(CHALLENGE): Print the listing from its top line through the line containing "bgcolor=GREY, size=6, solidity=0.45)", nothing more, and leave out the pictures.

** START MATERIAL **

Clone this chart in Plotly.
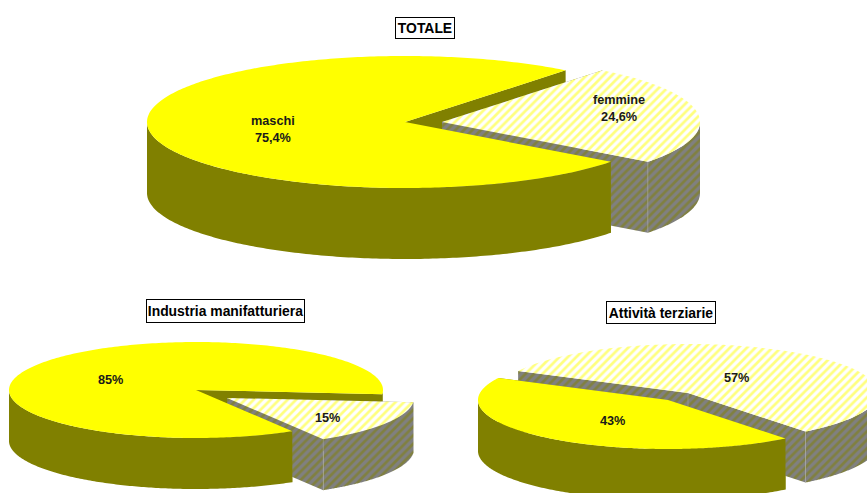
import numpy as np
import plotly.graph_objects as go

# ---- data ----
titles = ["TOTALE", "Industria manifatturiera", "Attività terziarie"]
maschi = [75.4, 85, 43]
femmine = [24.6, 15, 57]
label_maschi = ["maschi<br>75,4%", "85%", "43%"]
label_femmine = ["femmine<br>24,6%", "15%", "57%"]

# ---- layout of each pie (pixel space of the page) ----
W, H = 867, 493
start_deg = [51.5, -5.0, 153.4]        # where the maschi slice starts, anticlockwise
c_m = [(405, 122), (196, 390), (668, 400)]
c_f = [(442, 122), (227, 398), (688, 393)]
radii = [(258, 66), (187, 48), (190, 49)]
depth = [71, 51, 51]
lab_m = [(272.5, 129), (110, 380), (612, 421)]
lab_f = [(619, 108), (327, 418), (736, 378)]
title_box = [(425, 28, 60, 22), (225.5, 311, 159, 24), (661, 312, 110, 23)]

OLIVE, YEL, GREY, WHITE = "#808000", "#ffff00", "#808080", "#ffffff"
TOP_PAT = dict(shape="/", fgcolor=YEL, bgcolor=WHITE, size=6, solidity=0.45)
SIDE_PAT = dict(shape="/", fgcolor=OLIVE, bgcolor=GREY, size=6, solidity=0.45)

fig = go.Figure()


def arc(c, r, a0, a1, n=160):
    t = np.radians(np.linspace(a0, a1, n))
    return c[0] + r[0] * np.cos(t), c[1] - r[1] * np.sin(t)


def poly(x, y, color=None, pattern=None):
    kw = dict(fillpattern=pattern, fillcolor=pattern["bgcolor"]) if pattern else dict(fillcolor=color)
    fig.add_trace(go.Scatter(x=list(x), y=list(y), mode="none", fill="toself",
                             hoverinfo="skip", showlegend=False, **kw))


def wall_edge(c, r, a, d, **kw):
    px, py = arc(c, r, a, a, 1)
    poly([c[0], px[0], px[0], c[0]], [c[1], py[0], py[0] + d, c[1] + d], **kw)


def outer_wall(c, r, a0, a1, d, **kw):
    # only the part of the rim that faces the viewer (lower half of the ellipse)
    for k in range(-1, 3):
        lo, hi = max(a0, 180 + 360 * k), min(a1, 360 + 360 * k)
        if lo < hi:
            x, y = arc(c, r, lo, hi)
            poly(np.r_[x, x[::-1]], np.r_[y, y[::-1] + d], **kw)


def top(c, r, a0, a1, **kw):
    x, y = arc(c, r, a0, a1, 300)
    poly(np.r_[c[0], x, c[0]], np.r_[c[1], y, c[1]], **kw)


def seam(c, r, a, d):
    px, py = arc(c, r, a, a, 1)
    fig.add_trace(go.Scatter(x=[px[0], px[0]], y=[py[0], py[0] + d], mode="lines",
                             line=dict(color="#a8a8a8", width=1), opacity=0.5,
                             hoverinfo="skip", showlegend=False))


for i in range(3):
    a0 = start_deg[i]
    a1 = a0 + maschi[i] * 3.6            # end of maschi slice
    f0 = a0 - femmine[i] * 3.6           # femmine slice runs f0 .. a0
    r, d = radii[i], depth[i]
    # faces of maschi that the femmine slice stands in front of
    wall_edge(c_m[i], r, a0, d, color=OLIVE)
    wall_edge(c_m[i], r, a1, d, color=OLIVE)
    if a0 < 0:
        outer_wall(c_m[i], r, a0, 0, d, color=OLIVE)
    # femmine slice (hatched)
    wall_edge(c_f[i], r, a0, d, pattern=SIDE_PAT)
    wall_edge(c_f[i], r, f0, d, pattern=SIDE_PAT)
    outer_wall(c_f[i], r, f0, a0, d, pattern=SIDE_PAT)
    seam(c_f[i], r, f0, d)
    if a0 > 90:
        seam(c_f[i], (0, 0), 0, d)
    top(c_f[i], r, f0, a0, pattern=TOP_PAT)
    # maschi slice (solid), in front of everything else
    outer_wall(c_m[i], r, max(a0, 0), a1, d, color=OLIVE)
    top(c_m[i], r, a0, a1, color=YEL)

FONT = "Liberation Sans, Arial, sans-serif"
for i in range(3):
    for txt, pos in ((label_maschi[i], lab_m[i]), (label_femmine[i], lab_f[i])):
        fig.add_annotation(x=pos[0], y=pos[1], xref="x", yref="y", text=f"<b>{txt}</b>",
                           showarrow=False, font=dict(family=FONT, size=12.7, color="#1a1a1a"),
                           align="center")
    bx, by, bw, bh = title_box[i]
    fig.add_annotation(x=bx, y=by, xref="x", yref="y", text=f"<b>{titles[i]}</b>",
                       showarrow=False, font=dict(family=FONT, size=13.9, color="#000000"),
                       width=bw - 2, height=bh - 2, align="center", valign="middle",
                       bgcolor=WHITE, bordercolor="#000000", borderwidth=1, borderpad=0)

fig.update_layout(width=W, height=H, margin=dict(l=0, r=0, t=0, b=0),
                  paper_bgcolor=WHITE, plot_bgcolor=WHITE, showlegend=False,
                  xaxis=dict(range=[0, W], visible=False, fixedrange=True),
                  yaxis=dict(range=[H, 0], visible=False, fixedrange=True))

fig.write_html("out.html", config=dict(displayModeBar=False),
               post_script="document.body.style.margin='0';document.body.style.overflow='hidden';")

** END MATERIAL **

(RESPONSE TO THE EXERCISE):
Clone this chart in Plotly.
import numpy as np
import plotly.graph_objects as go

# ---- data ----
titles = ["TOTALE", "Industria manifatturiera", "Attività terziarie"]
maschi = [75.4, 85, 43]
femmine = [24.6, 15, 57]
label_maschi = ["maschi<br>75,4%", "85%", "43%"]
label_femmine = ["femmine<br>24,6%", "15%", "57%"]

# ---- layout of each pie (pixel space of the page) ----
W, H = 867, 493
start_deg = [51.5, -5.0, 153.4]        # where the maschi slice starts, anticlockwise
c_m = [(405, 122), (196, 390), (668, 400)]
c_f = [(442, 122), (227, 398), (688, 393)]
radii = [(258, 66), (187, 48), (190, 49)]
depth = [71, 51, 51]
lab_m = [(272.5, 129), (110, 380), (612, 421)]
lab_f = [(619, 108), (327, 418), (736, 378)]
title_box = [(425, 28, 60, 22), (225.5, 311, 159, 24), (661, 312, 110, 23)]

OLIVE, YEL, GREY, WHITE = "#808000", "#ffff00", "#808080", "#ffffff"
TOP_PAT = dict(shape="/", fgcolor=YEL, bgcolor=WHITE, size=6, solidity=0.45)
SIDE_PAT = dict(shape="/", fgcolor=OLIVE, bgcolor=GREY, size=6, solidity=0.45)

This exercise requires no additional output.